[Charts and diagrams as code]

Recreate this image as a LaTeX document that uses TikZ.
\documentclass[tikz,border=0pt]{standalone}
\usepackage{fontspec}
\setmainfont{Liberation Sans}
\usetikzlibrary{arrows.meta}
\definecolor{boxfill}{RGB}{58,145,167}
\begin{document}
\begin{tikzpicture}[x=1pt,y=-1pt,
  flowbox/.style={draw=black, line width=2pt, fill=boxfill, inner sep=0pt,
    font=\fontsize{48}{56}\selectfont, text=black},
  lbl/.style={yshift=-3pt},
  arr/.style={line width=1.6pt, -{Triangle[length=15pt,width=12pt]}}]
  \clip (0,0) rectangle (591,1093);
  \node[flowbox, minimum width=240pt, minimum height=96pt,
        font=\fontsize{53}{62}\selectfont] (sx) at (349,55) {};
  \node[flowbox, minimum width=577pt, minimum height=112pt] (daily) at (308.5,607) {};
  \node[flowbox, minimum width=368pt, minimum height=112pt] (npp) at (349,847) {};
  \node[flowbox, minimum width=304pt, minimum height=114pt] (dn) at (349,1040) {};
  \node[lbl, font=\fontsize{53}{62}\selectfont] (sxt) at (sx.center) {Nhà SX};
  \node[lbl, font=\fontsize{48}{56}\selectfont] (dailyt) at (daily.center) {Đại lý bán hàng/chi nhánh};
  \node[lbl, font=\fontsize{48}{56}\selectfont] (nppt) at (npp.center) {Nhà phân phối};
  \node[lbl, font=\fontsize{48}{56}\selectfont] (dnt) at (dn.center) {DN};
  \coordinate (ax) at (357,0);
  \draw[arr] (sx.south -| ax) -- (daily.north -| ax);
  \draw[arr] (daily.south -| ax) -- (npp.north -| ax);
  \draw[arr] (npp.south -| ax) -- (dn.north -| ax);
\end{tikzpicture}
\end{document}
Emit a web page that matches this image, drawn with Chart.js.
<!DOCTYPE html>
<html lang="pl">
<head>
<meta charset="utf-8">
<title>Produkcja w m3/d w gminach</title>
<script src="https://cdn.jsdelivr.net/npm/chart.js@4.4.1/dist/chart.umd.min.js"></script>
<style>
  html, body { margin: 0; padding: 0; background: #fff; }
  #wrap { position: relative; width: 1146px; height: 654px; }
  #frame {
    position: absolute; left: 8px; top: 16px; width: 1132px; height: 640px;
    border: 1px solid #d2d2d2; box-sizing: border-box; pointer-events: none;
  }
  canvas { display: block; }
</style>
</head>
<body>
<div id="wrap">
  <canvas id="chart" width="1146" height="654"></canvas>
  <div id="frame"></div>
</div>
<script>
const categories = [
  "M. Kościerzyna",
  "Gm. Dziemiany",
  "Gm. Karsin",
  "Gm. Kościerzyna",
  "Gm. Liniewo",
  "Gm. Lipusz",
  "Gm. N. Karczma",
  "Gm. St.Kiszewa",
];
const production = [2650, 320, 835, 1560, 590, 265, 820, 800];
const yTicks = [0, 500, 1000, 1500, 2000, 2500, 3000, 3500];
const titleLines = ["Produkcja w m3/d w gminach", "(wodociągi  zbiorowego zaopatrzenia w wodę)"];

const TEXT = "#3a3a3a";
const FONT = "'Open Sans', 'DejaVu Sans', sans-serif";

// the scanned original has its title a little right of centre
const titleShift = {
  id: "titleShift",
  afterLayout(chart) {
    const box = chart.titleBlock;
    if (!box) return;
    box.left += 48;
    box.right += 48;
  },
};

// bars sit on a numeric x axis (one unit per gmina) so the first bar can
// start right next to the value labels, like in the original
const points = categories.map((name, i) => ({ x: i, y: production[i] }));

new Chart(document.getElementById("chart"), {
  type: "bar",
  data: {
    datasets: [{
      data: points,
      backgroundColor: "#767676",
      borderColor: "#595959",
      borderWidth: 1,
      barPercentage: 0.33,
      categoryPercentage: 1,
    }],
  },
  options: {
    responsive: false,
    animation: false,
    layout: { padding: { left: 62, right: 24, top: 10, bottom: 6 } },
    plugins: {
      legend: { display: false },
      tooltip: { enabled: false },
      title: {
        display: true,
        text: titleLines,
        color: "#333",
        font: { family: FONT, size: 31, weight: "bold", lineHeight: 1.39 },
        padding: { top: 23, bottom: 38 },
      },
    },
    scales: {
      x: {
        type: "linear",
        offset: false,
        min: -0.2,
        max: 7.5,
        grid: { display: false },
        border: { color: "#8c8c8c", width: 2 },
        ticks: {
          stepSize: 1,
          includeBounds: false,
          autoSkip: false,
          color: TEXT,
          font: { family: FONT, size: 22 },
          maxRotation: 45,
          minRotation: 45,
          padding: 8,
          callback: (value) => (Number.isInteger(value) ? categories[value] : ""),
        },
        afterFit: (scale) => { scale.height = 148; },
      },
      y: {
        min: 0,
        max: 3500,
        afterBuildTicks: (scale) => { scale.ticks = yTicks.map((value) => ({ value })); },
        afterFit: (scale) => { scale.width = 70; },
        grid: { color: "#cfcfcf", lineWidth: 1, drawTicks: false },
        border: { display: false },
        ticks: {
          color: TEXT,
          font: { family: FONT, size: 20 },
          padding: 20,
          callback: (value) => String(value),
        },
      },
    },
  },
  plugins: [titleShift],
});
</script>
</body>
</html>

Given task » Reproduce each entry exactly, leaving out nothing.

Result for this task »
Recreate this image as a LaTeX document that uses TikZ.
\documentclass[tikz,border=0pt]{standalone}
\usepackage{fontspec}
\setmainfont{Liberation Sans}
\usetikzlibrary{arrows.meta}
\definecolor{boxfill}{RGB}{58,145,167}
\begin{document}
\begin{tikzpicture}[x=1pt,y=-1pt,
  flowbox/.style={draw=black, line width=2pt, fill=boxfill, inner sep=0pt,
    font=\fontsize{48}{56}\selectfont, text=black},
  lbl/.style={yshift=-3pt},
  arr/.style={line width=1.6pt, -{Triangle[length=15pt,width=12pt]}}]
  \clip (0,0) rectangle (591,1093);
  \node[flowbox, minimum width=240pt, minimum height=96pt,
        font=\fontsize{53}{62}\selectfont] (sx) at (349,55) {};
  \node[flowbox, minimum width=577pt, minimum height=112pt] (daily) at (308.5,607) {};
  \node[flowbox, minimum width=368pt, minimum height=112pt] (npp) at (349,847) {};
  \node[flowbox, minimum width=304pt, minimum height=114pt] (dn) at (349,1040) {};
  \node[lbl, font=\fontsize{53}{62}\selectfont] (sxt) at (sx.center) {Nhà SX};
  \node[lbl, font=\fontsize{48}{56}\selectfont] (dailyt) at (daily.center) {Đại lý bán hàng/chi nhánh};
  \node[lbl, font=\fontsize{48}{56}\selectfont] (nppt) at (npp.center) {Nhà phân phối};
  \node[lbl, font=\fontsize{48}{56}\selectfont] (dnt) at (dn.center) {DN};
  \coordinate (ax) at (357,0);
  \draw[arr] (sx.south -| ax) -- (daily.north -| ax);
  \draw[arr] (daily.south -| ax) -- (npp.north -| ax);
  \draw[arr] (npp.south -| ax) -- (dn.north -| ax);
\end{tikzpicture}
\end{document}
Emit a web page that matches this image, drawn with Chart.js.
<!DOCTYPE html>
<html lang="pl">
<head>
<meta charset="utf-8">
<title>Produkcja w m3/d w gminach</title>
<script src="https://cdn.jsdelivr.net/npm/chart.js@4.4.1/dist/chart.umd.min.js"></script>
<style>
  html, body { margin: 0; padding: 0; background: #fff; }
  #wrap { position: relative; width: 1146px; height: 654px; }
  #frame {
    position: absolute; left: 8px; top: 16px; width: 1132px; height: 640px;
    border: 1px solid #d2d2d2; box-sizing: border-box; pointer-events: none;
  }
  canvas { display: block; }
</style>
</head>
<body>
<div id="wrap">
  <canvas id="chart" width="1146" height="654"></canvas>
  <div id="frame"></div>
</div>
<script>
const categories = [
  "M. Kościerzyna",
  "Gm. Dziemiany",
  "Gm. Karsin",
  "Gm. Kościerzyna",
  "Gm. Liniewo",
  "Gm. Lipusz",
  "Gm. N. Karczma",
  "Gm. St.Kiszewa",
];
const production = [2650, 320, 835, 1560, 590, 265, 820, 800];
const yTicks = [0, 500, 1000, 1500, 2000, 2500, 3000, 3500];
const titleLines = ["Produkcja w m3/d w gminach", "(wodociągi  zbiorowego zaopatrzenia w wodę)"];

const TEXT = "#3a3a3a";
const FONT = "'Open Sans', 'DejaVu Sans', sans-serif";

// the scanned original has its title a little right of centre
const titleShift = {
  id: "titleShift",
  afterLayout(chart) {
    const box = chart.titleBlock;
    if (!box) return;
    box.left += 48;
    box.right += 48;
  },
};

// bars sit on a numeric x axis (one unit per gmina) so the first bar can
// start right next to the value labels, like in the original
const points = categories.map((name, i) => ({ x: i, y: production[i] }));

new Chart(document.getElementById("chart"), {
  type: "bar",
  data: {
    datasets: [{
      data: points,
      backgroundColor: "#767676",
      borderColor: "#595959",
      borderWidth: 1,
      barPercentage: 0.33,
      categoryPercentage: 1,
    }],
  },
  options: {
    responsive: false,
    animation: false,
    layout: { padding: { left: 62, right: 24, top: 10, bottom: 6 } },
    plugins: {
      legend: { display: false },
      tooltip: { enabled: false },
      title: {
        display: true,
        text: titleLines,
        color: "#333",
        font: { family: FONT, size: 31, weight: "bold", lineHeight: 1.39 },
        padding: { top: 23, bottom: 38 },
      },
    },
    scales: {
      x: {
        type: "linear",
        offset: false,
        min: -0.2,
        max: 7.5,
        grid: { display: false },
        border: { color: "#8c8c8c", width: 2 },
        ticks: {
          stepSize: 1,
          includeBounds: false,
          autoSkip: false,
          color: TEXT,
          font: { family: FONT, size: 22 },
          maxRotation: 45,
          minRotation: 45,
          padding: 8,
          callback: (value) => (Number.isInteger(value) ? categories[value] : ""),
        },
        afterFit: (scale) => { scale.height = 148; },
      },
      y: {
        min: 0,
        max: 3500,
        afterBuildTicks: (scale) => { scale.ticks = yTicks.map((value) => ({ value })); },
        afterFit: (scale) => { scale.width = 70; },
        grid: { color: "#cfcfcf", lineWidth: 1, drawTicks: false },
        border: { display: false },
        ticks: {
          color: TEXT,
          font: { family: FONT, size: 20 },
          padding: 20,
          callback: (value) => String(value),
        },
      },
    },
  },
  plugins: [titleShift],
});
</script>
</body>
</html>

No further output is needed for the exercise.